3) What gives you the incentive to take the leap of faith and accept that the world really exists (i.e. what makes you reject solipsism)?

Well, based on the explanation that I got from you. I would say that solipsism, is a theory that I agree with more than I disagree with. The only thing that a person really has is their perception. And being as how none of us were raised in the exact same way, none of our perceptions are going to be the same. There are things in life in which one just has to take a "leap of faith" and accept. But whenever possible, a person should seek to experience things for themselves so that they can determine what is "good" or "bad" for them. (both being relative terms). My own beliefs can be described as "moral relativism", I got a lot of the ideas that I now hold from a book called "Conversations With God" (which isn't at all what one might think a book with that title might be about).

4) Have you ever been in a fist fight?
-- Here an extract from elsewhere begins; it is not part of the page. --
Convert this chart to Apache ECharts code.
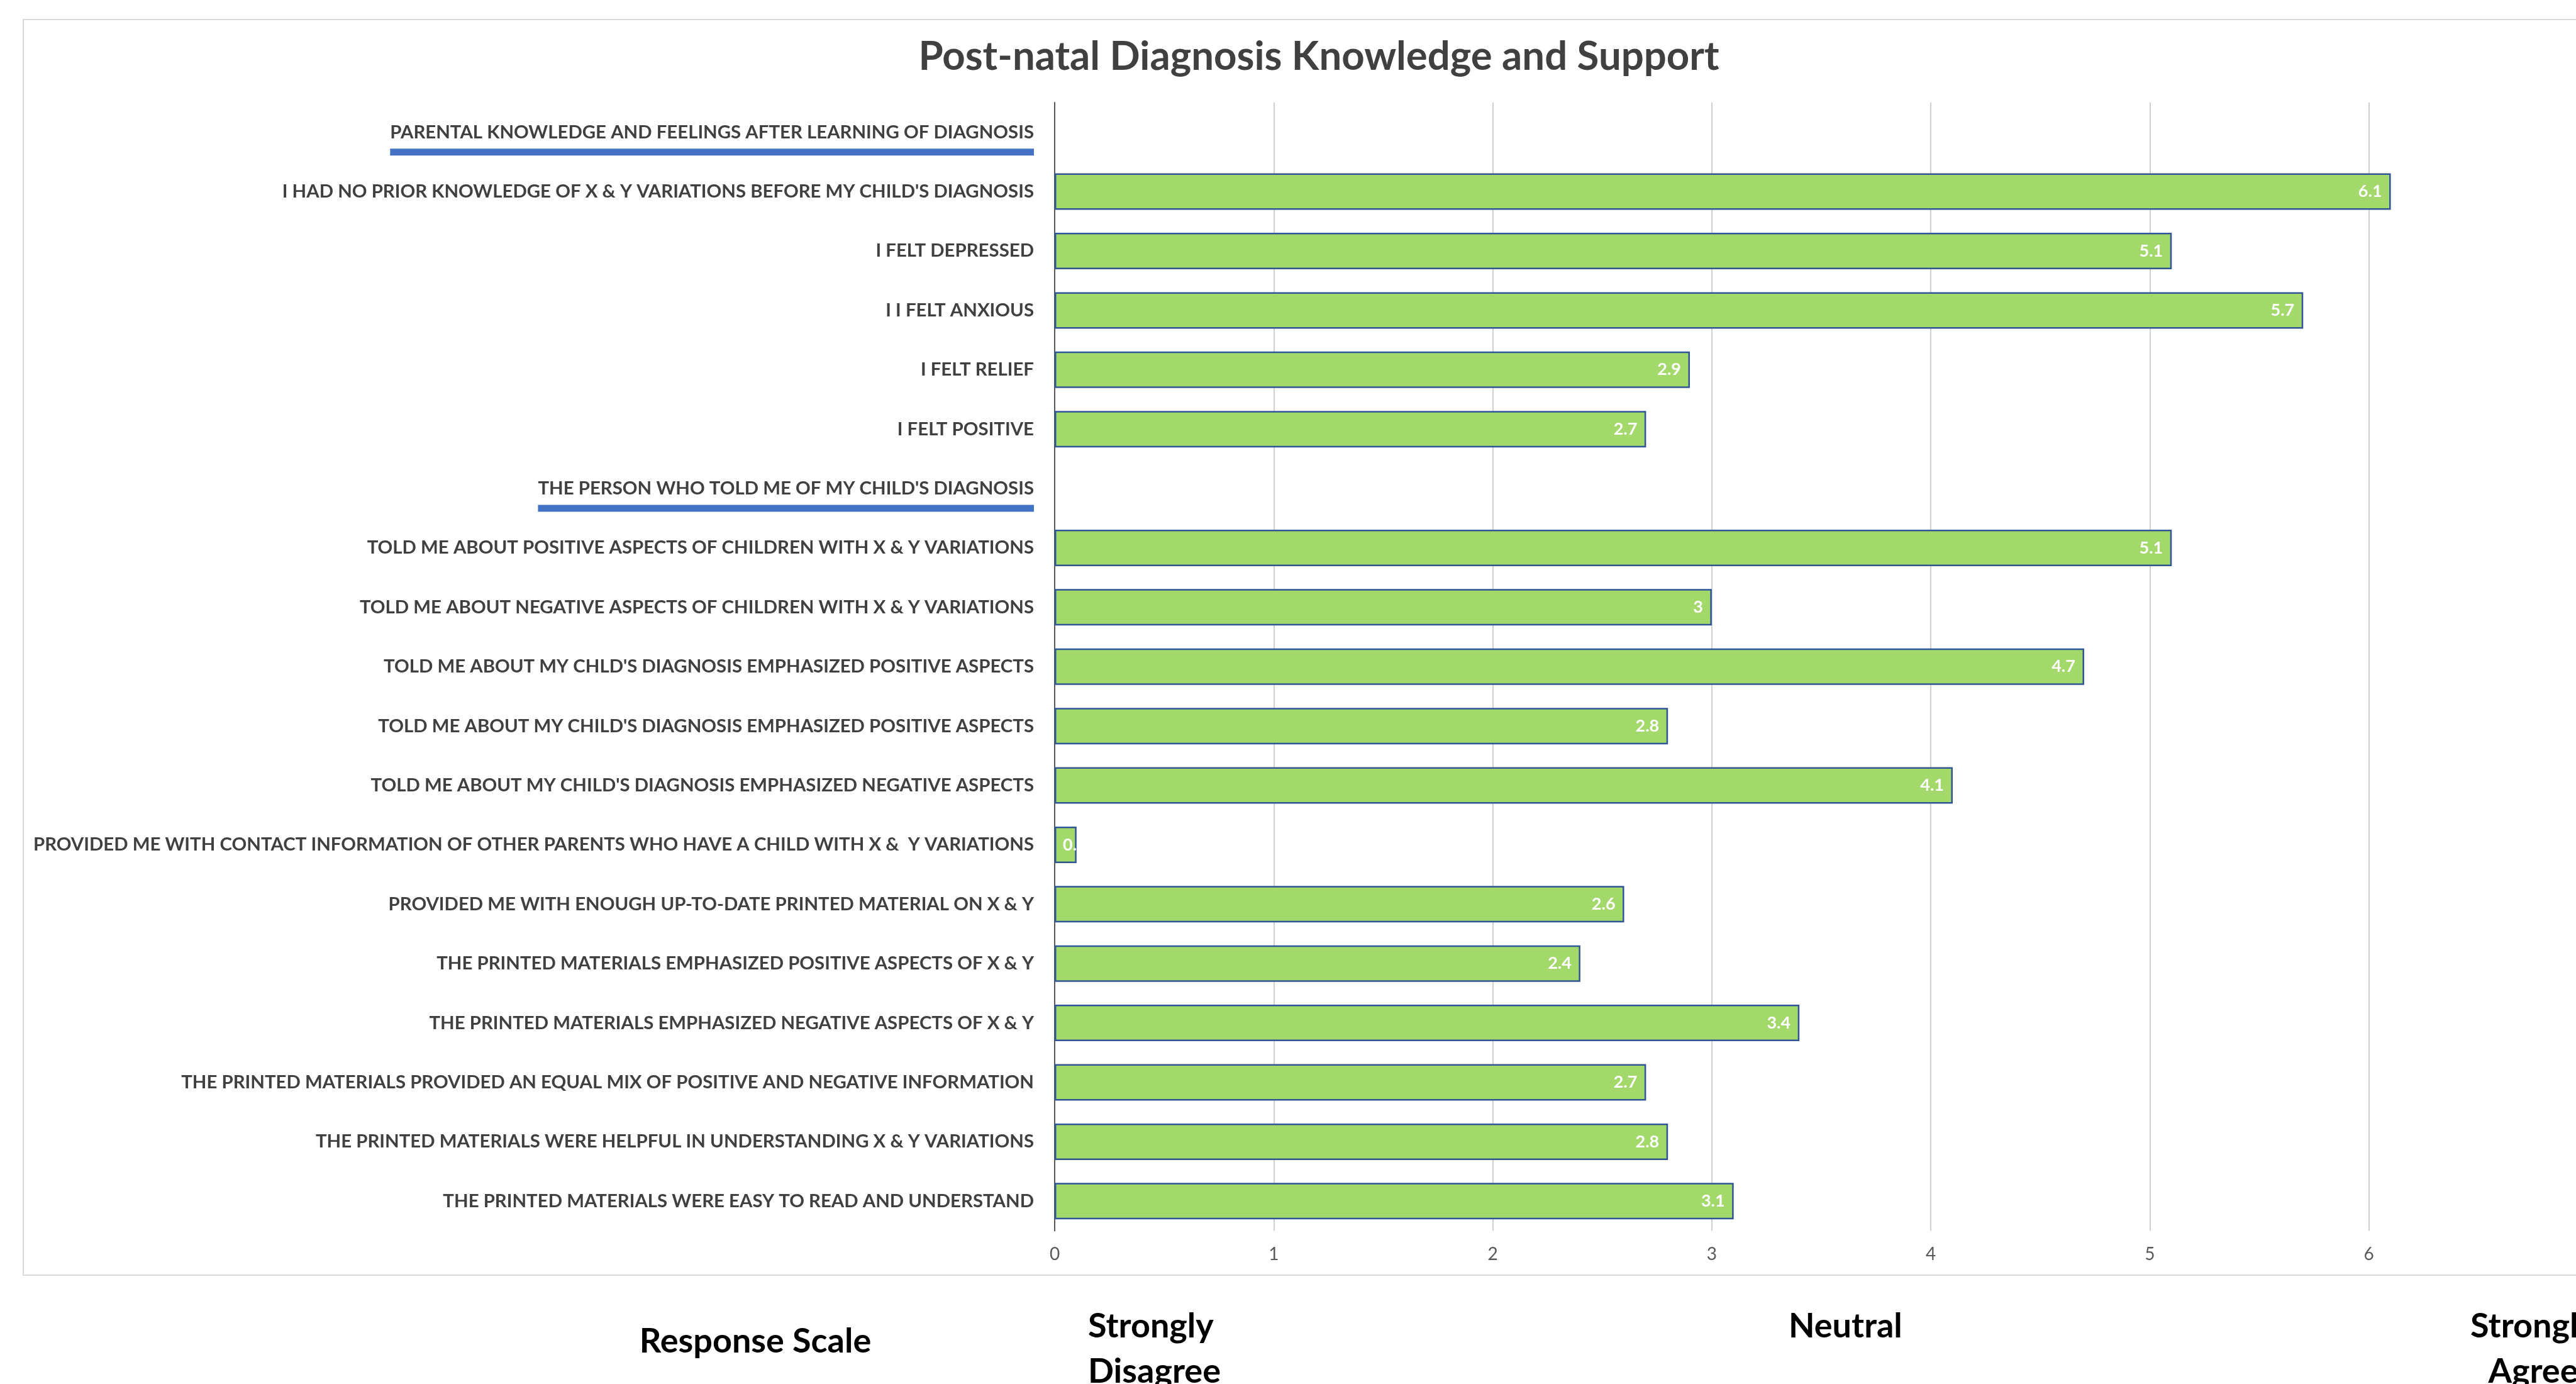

If so, please describe the build up, the fight itself, and the resolution. If you havent, please describe the closest you have come to one.

In 6th grade I was bullied quite a bit, and one day during recess (recess? we seemed beyond that at that age), the only mexican girl in the whole class came up to me with 3 of her friends and started pushing me around. I'm not one to fight back, so I just stood there and took it. It all ended when she pushed me with her friend right behind me to make sure I fell down. Man, those were some rough years. Still hate that bitch.